>> Begin

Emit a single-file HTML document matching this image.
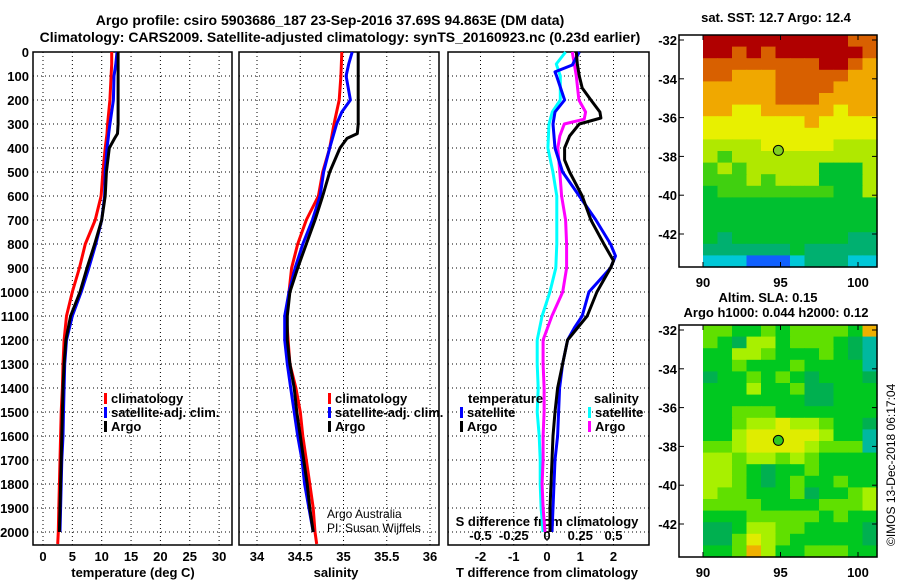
<!DOCTYPE html>
<html><head><meta charset="utf-8"><style>
body{margin:0;background:#fff;width:900px;height:580px;overflow:hidden}
svg{display:block;font-family:"Liberation Sans",sans-serif}
.b{font-weight:bold;font-size:13px}
</style></head><body>
<svg id="c" width="900" height="580" viewBox="0 0 900 580">
<text class="b" x="330" y="25" text-anchor="middle" style="font-size:14px">Argo profile: csiro 5903686_187 23-Sep-2016 37.69S 94.863E (DM data)</text>
<text class="b" x="340" y="42" text-anchor="middle" style="font-size:14px">Climatology: CARS2009. Satellite-adjusted climatology: synTS_20160923.nc (0.23d earlier)</text>
</svg>
<script>
// ---- data ----
const depthTicks=[0,100,200,300,400,500,600,700,800,900,1000,1100,1200,1300,1400,1500,1600,1700,1800,1900,2000];
const tempTicks=[0,5,10,15,20,25,30];
const salTicks=[34,34.5,35,35.5,36];
const salTickLabels=["34","34.5","35","35.5","36"];
const tdTicks=[-2,-1,0,1,2];
const sdTicks=[-0.5,-0.25,0,0.25,0.5];
const sdTickLabels=["-0.5","-0.25","0","0.25","0.5"];

const tDepth=[0,50,100,200,300,340,360,400,500,600,700,800,900,1000,1100,1200,1300,1400,1500,1600,1700,1800,1900,2000,2050];
const tClim=[11.7,11.7,11.6,11.4,11.0,10.9,10.8,10.6,10.2,9.9,8.9,7.2,6.2,5.0,4.0,3.6,3.4,3.3,3.1,3.0,2.9,2.8,2.7,2.6,2.5];
const tSat=[12.6,12.4,12.1,12.0,11.4,11.2,11.1,10.9,10.6,10.5,10.0,9.0,7.8,6.5,5.0,4.0,3.7,3.6,3.5,3.4,3.2,3.1,3.0,2.9];
const tArgo=[12.8,12.8,12.8,12.8,12.8,12.7,12.2,11.3,10.8,10.6,10.0,8.8,7.5,6.3,4.7,3.9,3.6,3.4,3.3,3.2,3.1,3.0,2.9,2.8];

const sClimDepth=[0,100,200,250,300,400,500,600,700,800,900,1000,1100,1200,1300,1400,1500,1600,1700,1800,1900,2000,2050];
const sClim=[34.98,34.97,34.95,34.92,34.89,34.84,34.76,34.71,34.57,34.47,34.40,34.37,34.34,34.36,34.38,34.45,34.50,34.53,34.57,34.61,34.65,34.67,34.69];
const sSatDepth=[0,50,100,200,250,300,400,500,600,700,800,900,1000,1100,1200,1300,1400,1500,1600,1700,1800,1900,2000];
const sSat=[35.10,35.06,35.03,35.08,34.98,34.92,34.84,34.77,34.73,34.64,34.53,34.44,34.37,34.32,34.32,34.35,34.39,34.43,34.47,34.52,34.55,34.60,34.65];
const sArgoDepth=[0,100,200,300,340,360,400,500,600,700,800,900,1000,1100,1200,1300,1400,1500,1600,1700,1800,1900,2000];
const sArgo=[35.17,35.17,35.17,35.17,35.16,35.04,34.96,34.84,34.76,34.67,34.57,34.47,34.38,34.35,34.35,34.38,34.43,34.46,34.50,34.54,34.58,34.61,34.65];

const dtSatDepth=[0,54,83,100,200,250,300,400,500,600,700,800,850,900,1000,1100,1150,1200,1300,1400,1500,1600,1700,1800,1900,2000];
const dtSat=[0.97,0.76,0.24,0.29,0.53,0.24,0.18,0.24,0.47,0.97,1.47,1.91,2.06,1.91,1.26,1.06,0.82,0.62,0.47,0.38,0.35,0.32,0.24,0.21,0.18,0.15];
const dtArgoDepth=[0,50,100,150,200,250,275,300,350,400,450,500,600,700,800,870,900,1000,1100,1200,1300,1400,1500,1600,1700,1800,1900,2000];
const dtArgo=[0.88,0.91,0.97,1.06,1.32,1.59,1.62,0.97,0.68,0.53,0.53,0.68,1.06,1.32,1.71,2.0,1.91,1.5,1.21,0.62,0.47,0.32,0.24,0.18,0.15,0.12,0.09,0.09];
const dsSatDepth=[0,50,100,200,250,300,400,500,600,700,800,900,1000,1100,1200,1300,1400,1500,1600,1700,1800,1900,2000];
const dsSat=[0.14,0.07,0.10,0.10,0.04,0.015,0.007,0.044,0.074,0.074,0.074,0.066,0.022,-0.037,-0.074,-0.074,-0.066,-0.074,-0.059,-0.051,-0.051,-0.044,-0.029];
const dsArgoDepth=[0,100,200,250,280,300,350,400,500,600,700,800,900,1000,1100,1200,1300,1400,1500,1600,1700,1800,1900,2000];
const dsArgo=[0.19,0.22,0.24,0.29,0.28,0.13,0.096,0.081,0.096,0.11,0.14,0.147,0.147,0.118,0.037,-0.029,-0.029,-0.022,-0.022,-0.029,-0.029,-0.037,-0.029,-0.015];

const latTicks=[-32,-34,-36,-38,-40,-42];
const lonTicks=[90,95,100];
const sstRows=["999999999988","998989999998","888888889987","887778888877","777778888777","777778887777","776677777677","666666676666","666666666666","555566666555","545555555555","454555553335","444545553335","344444444335","333333333333","333333333333","333333333333","323333333322","222222322222","111000122211"];
const slaRows=["332232333326","321442333210","224432223210","223222322220","122323212221","222422311222","222222211222","223332222222","223445443221","224555554220","334555543330","443443432222","443212232222","443212322322","433222312234","333322223334","222333332322","112443322221","113543222221","223642233322"];
const argoLon=94.863, argoLat=-37.69;

// ---- drawing ----
const NS="http://www.w3.org/2000/svg";
const svg=document.getElementById('c');
function el(tag,attrs,parent){const e=document.createElementNS(NS,tag);for(const k in attrs)e.setAttribute(k,attrs[k]);(parent||svg).appendChild(e);return e;}
function txt(x,y,s,cls,anchor,extra){const t=el('text',Object.assign({x:x,y:y,'text-anchor':anchor||'start'},extra||{}));if(cls)t.setAttribute('class',cls);t.textContent=s;return t;}
const Y0=52,PY=0.24;
const yD=d=>Y0+d*PY;
const xT=t=>43+t*5.87;
const xS=s=>257+(s-34)*86.5;
const xDT=t=>547+t*33.25;
const xDS=s=>547+s*133;

function frame(x0,x1,name,xticks,xf){
  const g=el('g',{});
  
  
  depthTicks.forEach(d=>{const l=el('line',{x1:x0,x2:x1,y1:yD(d),y2:yD(d),stroke:'#000','stroke-width':1,'stroke-dasharray':'1,3'},g);});
  xticks.forEach(v=>{const l=el('line',{x1:xf(v),x2:xf(v),y1:Y0,y2:545,stroke:'#000','stroke-width':1,'stroke-dasharray':'1,3'},g);});
  const r=el('rect',{x:x0,y:Y0,width:x1-x0,height:545-Y0,fill:'none',stroke:'#000','stroke-width':1.5},g);
  
  return g;
}
function line(xs,ds,xf,color,name){
  const pts=xs.map((v,i)=>xf(v).toFixed(1)+','+yD(ds[i]).toFixed(1)).join(' ');
  const p=el('polyline',{points:pts,fill:'none',stroke:color,'stroke-width':3,'stroke-linejoin':'round'});
  
}
function legend(x,y,color,label,name){
  const g=el('g',{});
  
  
  el('rect',{x:x,y:y-10,width:3,height:11,fill:color},g);
  const t=txt(x+7,y,label,'b');g.appendChild(t);
}

// panel 1 temperature
frame(33,232,'temperature-panel',tempTicks,xT);
frame(239,439,'salinity-panel',salTicks,xS);
frame(448,649,'difference-panel',tdTicks,xDT);
depthTicks.forEach(d=>{const t=txt(29,yD(d)+5,String(d),'b','end');});
tempTicks.forEach(v=>{const t=txt(xT(v),561,String(v),'b','middle');});
salTicks.forEach((v,i)=>{const t=txt(xS(v),561,salTickLabels[i],'b','middle');});
tdTicks.forEach(v=>{const t=txt(xDT(v),561,String(v),'b','middle');});
sdTicks.forEach((v,i)=>{const t=txt(xDS(v),540,sdTickLabels[i],'b','middle');});
let t;
t=txt(133,577,'temperature (deg C)','b','middle');
t=txt(336,577,'salinity','b','middle');
t=txt(547,577,'T difference from climatology','b','middle');
t=txt(547,526,'S difference from climatology','b','middle');

line(tClim,tDepth,xT,'#ff0000','temp-climatology-line');
line(tSat,tDepth,xT,'#0000ff','temp-satellite-line');
line(tArgo,tDepth,xT,'#000000','temp-argo-line');
line(sClim,sClimDepth,xS,'#ff0000','sal-climatology-line');
line(sSat,sSatDepth,xS,'#0000ff','sal-satellite-line');
line(sArgo,sArgoDepth,xS,'#000000','sal-argo-line');
line(dsSat,dsSatDepth,xDS,'#00ffff','sdiff-satellite-line');
line(dsArgo,dsArgoDepth,xDS,'#ff00ff','sdiff-argo-line');
line(dtSat,dtSatDepth,xDT,'#0000ff','tdiff-satellite-line');
line(dtArgo,dtArgoDepth,xDT,'#000000','tdiff-argo-line');

legend(104,403,'#ff0000','climatology','legend-climatology');
legend(104,417,'#0000ff','satellite-adj. clim.','legend-satellite');
legend(104,431,'#000000','Argo','legend-argo');
legend(328,403,'#ff0000','climatology','legend-sal-climatology');
legend(328,417,'#0000ff','satellite-adj. clim.','legend-sal-satellite');
legend(328,431,'#000000','Argo','legend-sal-argo');
t=txt(468,403,'temperature','b');
t=txt(594,403,'salinity','b');
legend(460,417,'#0000ff','satellite','legend-t-satellite');
legend(460,431,'#000000','Argo','legend-t-argo');
legend(588,417,'#00ffff','satellite','legend-s-satellite');
legend(588,431,'#ff00ff','Argo','legend-s-argo');
t=txt(327,518,'Argo Australia','', 'start',{'font-size':'12'});
t=txt(327,532,'PI: Susan Wijffels','', 'start',{'font-size':'12'});

// maps
const sstCols=['#1060ff','#00c8d8','#00b070','#00c030','#40d010','#b0e800','#e8f000','#f0a800','#d86000','#b00000'];
const slaCols=['#00b8a0','#00b050','#00c820','#60e000','#a8f000','#e0ec00','#f0b000'];
const mxL=lon=>703+(lon-90)*15.5;
function drawMap(y0,rows,cols,name,circleFill){
  const myL=lat=>y0+5+(-32-lat)*19.4;
  const g=el('g',{});
  
  
  const nr=rows.length,nc=rows[0].length,x0=703,x1=877,ya=y0,yb=y0+232;
  const cw=(x1-x0)/nc,ch=(yb-ya)/nr;
  rows.forEach((r,i)=>{for(let j=0;j<nc;j++){const c=el('rect',{x:(x0+j*cw).toFixed(2),y:(ya+i*ch).toFixed(2),width:(cw+0.6).toFixed(2),height:(ch+0.6).toFixed(2),fill:cols[+r[j]]},g);}});
  const fr=el('rect',{x:679,y:ya,width:198,height:232,fill:'none',stroke:'#000','stroke-width':1.5},g);
  
  latTicks.forEach(l=>{const y=myL(l);el('line',{x1:679,x2:684,y1:y,y2:y,stroke:'#000'},g);el('line',{x1:872,x2:877,y1:y,y2:y,stroke:'#000'},g);const tt=txt(677,y+5,String(l),'b','end');});
  lonTicks.forEach(l=>{const x=mxL(l);el('line',{x1:x,x2:x,y1:ya,y2:ya+5,stroke:'#000'},g);el('line',{x1:x,x2:x,y1:yb-5,y2:yb,stroke:'#000'},g);const tt=txt(x,yb+20,String(l),'b','middle');});
  const c=el('circle',{cx:mxL(argoLon),cy:myL(argoLat),r:5,fill:circleFill,stroke:'#000','stroke-width':1},g);
  
}
drawMap(35,sstRows,sstCols,'sst-map','#80d020');
drawMap(325,slaRows,slaCols,'sla-map','#30c820');
t=txt(776,22,'sat. SST: 12.7 Argo: 12.4','b','middle');
t=txt(768,302,'Altim. SLA: 0.15','b','middle');
t=txt(776,317,'Argo h1000: 0.044 h2000: 0.12','b','middle');
t=txt(0,0,'©IMOS 13-Dec-2018 06:17:04','','start',{'font-size':'12',transform:'translate(895,546) rotate(-90)'});
</script>
</body></html>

>> End

* JOB:
Copy all lines from the material that contain "document".

* TASK RESULT:
Emit a single-file HTML document matching this image.
const svg=document.getElementById('c');
function el(tag,attrs,parent){const e=document.createElementNS(NS,tag);for(const k in attrs)e.setAttribute(k,attrs[k]);(parent||svg).appendChild(e);return e;}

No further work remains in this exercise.